Resiliency. After Hurricane Hugo I learned how important it is to respect the fragile nature of a barrier island. No wall is high enough, no tree strong enough, no home construction secure enough, no water retention can have enough capacity. We need governance that respects our resources and works with our residents to understand how everyone shares in our communities resiliency objectives.
Open public governance, the maritime forest, and parking are all part of resiliency.
At the very time signifiant progress was being made in a negotiated settlement of the maritime forest lawsuit for areas of cutting and the selection of vegetation and trees, our council held a hasty closed executive session. Without allowing consultation and input from island residents they voted 4-3 to remove our communities assets and impair our communities safety.
Regardless if you support that decision or not, we should all be angry at council members who ran for election saying one thing (or trying to say nothing at all) and voting another in a session closed to public scrutiny, and comment.
It’s easy to loose perspective of how far we’ve come so quickly. We’ve invested heavily in upgrades to our wastewater treatment to protect our surrounding marshes and serve homeowners. We’ve replaced aging pipes and infrastructure to insure fire protection and service in emergencies. We’ve added signifiant improvements to building codes and ordinances. None of this has been cheap however all are funded by low-interest bonds and matching grants. The vegetation and trees in the accreted land are valuable and a free resource in mitigating storm surge and rain events. All have enhanced the resiliency and livability of Sullivans Island.
Our island continues to be a place where people want to own property, raise their children and enjoy the quality of life. We can never draw a line and say “we’re done”, we need to continue to show leadership to our other coastal communities with sound planning and decisions. It all contributes to the safety and value of our homes and the opportunity to thrive on a small island by the sea.
As Chair of our Planning Commission we’ve studied our surrounding communities as they wrestle with traffic, parking and playing host to the visitors who come to enjoy our public owned beaches. We’ve carefully watched the changes implemented such as one-side parking to allow emergency vehicle access everywhere in our community.
We have a finite number of roads, access, parking places and some balance seems to have been found. We need to continue to demand that Charleston County support our island safety with officers and resources in every season. If it's "everyone's beach" then safety and sanitation needs to be a shared expense by everyone in Charleston County.
I do not favor paid parking or “free" resident parking passes.
The most recent "not in 2021" paid parking decision is simply an election year reuse to avoid blame for a poor plan made entirely without public input. "Everything's on the table" means metering, additional enforcement costs, court expenses and threats to public land-recreation fields.
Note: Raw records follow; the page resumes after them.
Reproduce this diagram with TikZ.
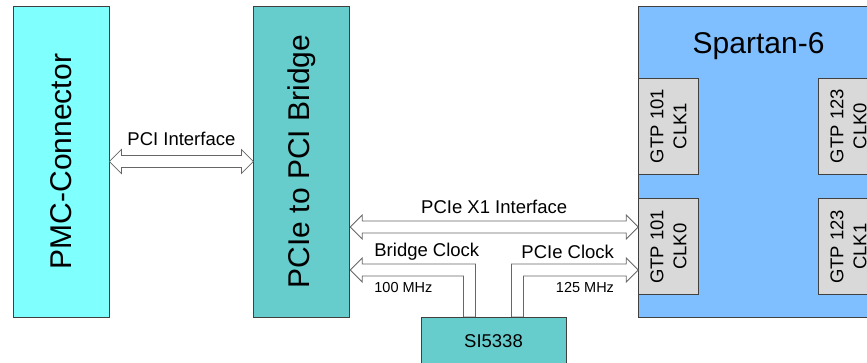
\documentclass[tikz,border=0pt]{standalone}
\usepackage{fontspec}
\setmainfont{Liberation Sans}
\usepackage[usenames,dvipsnames]{xcolor}
\usepackage{tikz}
\usetikzlibrary{calc,positioning}

\definecolor{pmcfarbe}{RGB}{128,255,255}
\definecolor{tuerkis}{RGB}{102,204,204}
\definecolor{fpgablau}{RGB}{128,191,255}
\definecolor{gtpgrau}{RGB}{217,217,217}

\tikzset{
	block/.style={draw=black!75, line width=0.8pt, inner sep=0pt},
	gtpbox/.style={block, fill=gtpgrau, minimum width=60pt, minimum height=96pt},
	flow/.style={draw=black!60, fill=white, line width=0.8pt},
	gross/.style={font=\fontsize{30}{36}\selectfont, inner sep=0pt},
	mittel/.style={font=\fontsize{18.5}{23}\selectfont, inner sep=0pt},
	klein/.style={font=\fontsize{14.5}{17}\selectfont, inner sep=0pt},
}

% hohler Doppelpfeil von #1 nach #2
\newcommand{\twoway}[2]{%
	\draw[flow] (#1) -- ++(12,-12) -- ++(0,6) -- ($(#2)+(-12,-6)$) -- ++(0,-6) -- (#2)
		-- ++(-12,12) -- ++(0,-6) -- ($(#1)+(12,6)$) -- ++(0,6) -- cycle;}

\begin{document}
\begin{tikzpicture}[x=1pt, y=-1pt]
	\clip (0,0) rectangle (867,362); % Rand wie Vorlage
	
	% Bloecke
	\node[block, fill=pmcfarbe, minimum width=96pt, minimum height=311pt] (pmc) at (61,161.5) {};
	\node[block, fill=tuerkis, minimum width=96pt, minimum height=311pt, right=144pt of pmc] (bridge) {};
	\node[block, fill=fpgablau, minimum width=240pt, minimum height=311pt, right=288pt of bridge] (spartan) {};
	
	\node[gross, rotate=90] (pmctext) at (pmc) {PMC-Connector};
	\node[gross, rotate=90] (bridgetext) at (bridge) {PCIe to PCI Bridge};
	\node[gross] (spartantext) at ($(spartan.north)+(0,41)$) {Spartan-6};
	
	% GTP Takteingaenge
	\node[gtpbox, anchor=north west] (gtpa) at ($(spartan.north west)+(0,72)$) {};
	\node[gtpbox, below=24pt of gtpa] (gtpb) {};
	\node[gtpbox, anchor=north east] (gtpc) at ($(spartan.north east)+(0,72)$) {};
	\node[gtpbox, below=24pt of gtpc] (gtpd) {};
	\node[mittel, rotate=90, align=center] (gtpatext) at (gtpa) {GTP 101\\CLK1};
	\node[mittel, rotate=90, align=center] (gtpbtext) at (gtpb) {GTP 101\\CLK0};
	\node[mittel, rotate=90, align=center] (gtpctext) at (gtpc) {GTP 123\\CLK0};
	\node[mittel, rotate=90, align=center] (gtpdtext) at (gtpd) {GTP 123\\CLK1};
	
	% Schnittstellen
	\twoway{pmc.east}{bridge.west}
	\node[mittel] (pcilbl) at ($(pmc.east)!0.5!(bridge.west)+(0,-23)$) {PCI Interface};
	
	\coordinate (x1l) at ($(bridge.east)+(0,65.5)$);
	\coordinate (x1r) at ($(spartan.west)+(0,65.5)$);
	\twoway{x1l}{x1r}
	\node[mittel] (x1lbl) at ($(x1l)!0.5!(x1r)+(0,-20.5)$) {PCIe X1 Interface};
	
	% Takte vom SI5338
	\coordinate (si) at (493.5,317);
	\coordinate (bclk) at ($(bridge.east)+(0,108.5)$);
	\coordinate (pclk) at ($(spartan.west)+(0,108.5)$);
	\draw[flow] (bclk) -- ++(12,-12) -- ++(0,6) -| ($(si)+(-18,0)$) -- ($(si)+(-30,0)$)
		|- ($(bclk)+(12,6)$) -- ++(0,6) -- cycle;
	\draw[flow] (pclk) -- ++(-12,-12) -- ++(0,6) -| ($(si)+(18,0)$) -- ($(si)+(30,0)$)
		|- ($(pclk)+(-12,6)$) -- ++(0,6) -- cycle;
	\node[mittel, anchor=west] (bclklbl) at ($(bclk)+(24,-18)$) {Bridge Clock};
	\node[klein, anchor=west] (bclkfreq) at ($(bclk)+(24,18)$) {100 MHz};
	\node[mittel, anchor=east] (pclklbl) at ($(pclk)+(-24,-18)$) {PCIe Clock};
	\node[klein, anchor=east] (pclkfreq) at ($(pclk)+(-24,18)$) {125 MHz};
	
	\node[block, fill=tuerkis, minimum width=145pt, minimum height=48pt, anchor=north, mittel] (sichip) at (si) {SI5338};
\end{tikzpicture}
\end{document}
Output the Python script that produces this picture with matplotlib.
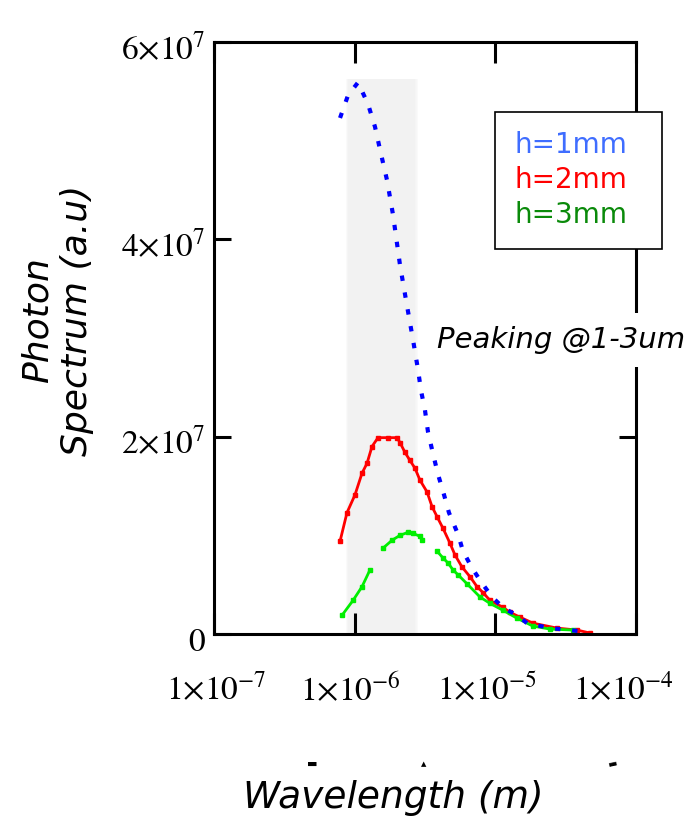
import numpy as np
import matplotlib
matplotlib.use('Agg')
import matplotlib.pyplot as plt
import matplotlib.transforms as mtransforms
from matplotlib.ticker import FixedLocator, FixedFormatter, NullLocator

plt.rcParams['mathtext.fontset'] = 'stix'
plt.rcParams['font.family'] = 'DejaVu Sans'

# wavelength in um, spectrum in units of 1e7
blue_x = [0.787, 0.897, 1.056, 1.245, 1.395, 1.514, 1.698, 1.873, 2.10, 2.317,
          2.60, 2.82, 2.96, 3.16, 3.32, 3.60, 3.91, 4.32, 4.68, 5.43,
          5.89, 6.82, 7.91, 9.47, 11.53, 14.26, 16.8, 24.5, 45.6]
blue_y = [5.23, 5.46, 5.59, 5.37, 5.14, 4.91, 4.60, 4.25, 3.74, 3.385,
          2.98, 2.68, 2.47, 2.27, 2.05, 1.83, 1.62, 1.41, 1.23, 1.01,
          0.84, 0.67, 0.53, 0.375, 0.26, 0.19, 0.11, 0.06, 0.02]

red_x = [0.787, 0.882, 1.005, 1.128, 1.224, 1.328, 1.465, 1.726, 2.0, 2.10,
         2.28, 2.47, 2.685, 2.91, 3.27, 3.55, 3.85, 4.25, 4.76, 5.17,
         5.79, 6.61, 7.41, 8.17, 9.17, 11.34, 12.7, 15.0, 18.5, 27.4,
         38.0, 47.1]
red_y = [0.94, 1.23, 1.41, 1.63, 1.73, 1.90, 1.99, 1.99, 1.99, 1.94,
         1.84, 1.76, 1.68, 1.56, 1.44, 1.29, 1.19, 1.07, 0.92, 0.80,
         0.68, 0.58, 0.48, 0.42, 0.34, 0.27, 0.22, 0.17, 0.11, 0.06,
         0.04, 0.01]

# nan = gap in the curve
green_x = [0.813, 0.973, 1.128, 1.285, np.nan, 1.59, 1.843, 2.10, 2.39, 2.60,
           2.91, 3.01, np.nan, 3.85, 4.25, 4.61, 5.0, 5.43, 6.28, 7.78,
           9.17, 11.34, 14.26, 18.5, 24.5, 35.6]
green_y = [0.19, 0.34, 0.48, 0.65, np.nan, 0.87, 0.95, 1.00, 1.03, 1.02,
           0.99, 0.95, np.nan, 0.84, 0.77, 0.72, 0.65, 0.60, 0.51, 0.375,
           0.31, 0.24, 0.16, 0.08, 0.05, 0.04]

labels = ['h=1mm', 'h=2mm', 'h=3mm']
label_colors = ['#3f6dff', '#ff0000', '#0a8a0a']

band = [0.9, 2.7]   # shaded region, um
band_top = 5.63

xticks = [1e-7, 1e-6, 1e-5, 1e-4]
xtick_labels = [r'$1{\times}10^{-7}$', r'$1{\times}10^{-6}$',
                r'$1{\times}10^{-5}$', r'$1{\times}10^{-4}$']
yticks = [0, 2e7, 4e7, 6e7]
ytick_labels = [r'$0$', r'$2{\times}10^{7}$', r'$4{\times}10^{7}$', r'$6{\times}10^{7}$']

um = 1e-6
u = 1e7

fig = plt.figure(figsize=(6.97, 8.17), dpi=100)
ax = fig.add_axes([214/697, 1-634/817, 422/697, 592/817])

# soft-edged grey band
for k, a in enumerate([0.35, 0.35, 0.35, 1.0]):
    f = 1.04 - 0.013*k
    ax.fill_between([band[0]*um/f, band[1]*um*f], 0, band_top*u,
                    color='#f2f2f2', alpha=a, lw=0, zorder=0)

l1, = ax.plot(np.array(blue_x)*um, np.array(blue_y)*u, color='#0000ff', lw=3,
              linestyle=(0, (1.3, 2.8)), solid_capstyle='butt', zorder=3)
l2, = ax.plot(np.array(red_x)*um, np.array(red_y)*u, color='#ff0000', lw=2,
              marker='s', ms=3, zorder=2)
l3, = ax.plot(np.array(green_x)*um, np.array(green_y)*u, color='#00ee00', lw=2,
              marker='s', ms=3, zorder=2)

ax.set_xscale('log')
ax.set_xlim(1e-7, 1e-4)
ax.set_ylim(0, 6e7)
ax.xaxis.set_major_locator(FixedLocator(xticks))
ax.xaxis.set_major_formatter(FixedFormatter(xtick_labels))
ax.xaxis.set_minor_locator(NullLocator())
ax.yaxis.set_major_locator(FixedLocator(yticks))
ax.yaxis.set_major_formatter(FixedFormatter(ytick_labels))

for s in ax.spines.values():
    s.set_linewidth(2.2)
ax.tick_params(axis='x', which='major', direction='in', top=True, length=15,
               width=2.2, labelsize=24, pad=28)
ax.tick_params(axis='y', which='major', direction='in', right=True, length=12,
               width=2.2, labelsize=24, pad=6)

# the x labels drift a little left of their ticks in the original
for lab, dx in zip(ax.get_xticklabels(), [2, -4, -8, -13]):
    lab.set_transform(lab.get_transform() +
                      mtransforms.ScaledTranslation(dx/100, 0, fig.dpi_scale_trans))
for lab in ax.get_yticklabels():
    lab.set_transform(lab.get_transform() +
                      mtransforms.ScaledTranslation(0, -4/100, fig.dpi_scale_trans))

leg = ax.legend([l1, l2, l3], labels, loc='upper left',
                bbox_to_anchor=(495/697, 1-112/817), bbox_transform=fig.transFigure,
                borderaxespad=0, handlelength=0.55, handletextpad=0, markerfirst=False,
                fontsize=20, fancybox=False, framealpha=1, edgecolor='black',
                borderpad=0.7, labelspacing=0.25)
leg.get_frame().set_linewidth(1.2)
for h in leg.legend_handles:
    h.set_visible(False)
for t, c in zip(leg.get_texts(), label_colors):
    t.set_color(c)

fig.text(437/697, 1-340/817, 'Peaking @1-3um', style='italic', fontsize=21,
         ha='left', va='center',
         bbox=dict(boxstyle='square,pad=0.45', facecolor='white', edgecolor='none'))

fig.text(57/697, 1-320/817, 'Photon\nSpectrum (a.u)', rotation=90, style='italic',
         fontsize=26, ha='center', va='center', multialignment='center')
fig.text(393/697, 9/817, 'Wavelength (m)', style='italic', fontsize=27,
         ha='center', va='baseline')

# small cut-off bits of a hidden label row
for xp, s, fs, rot in [(312, '\u25ac', 8, 0), (424, '\u25b2', 5, 0), (612, '\u25ac', 7, 12)]:
    fig.text(xp/697, 1-764/817, s, fontsize=fs, rotation=rot, ha='center', va='center')

fig.savefig('out.png', dpi=100)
In the short few years we’ve examined this on Planning the technology has evolved from simple parking meters to kiosks to cell phone apps. What the public should expect is to be able to “see” when Sullivan’s Island is “full up” and use another beach access or plan better next weekend. We are only big enough to accommodate so many visitors and they understand their own safety as well as convenience are part of our island’s limits.
The beaches belong to everyone in South Carolina and Sullivan’s Island has proven to provide excellent hospitality and access. We are not a private island and we’re respected for our hospitality. Every reasonable person understands that a six lane bridge or 1000 car parking deck will still not accommodate everyone who would come to enjoy the beach in July. Paid parking changes nothing.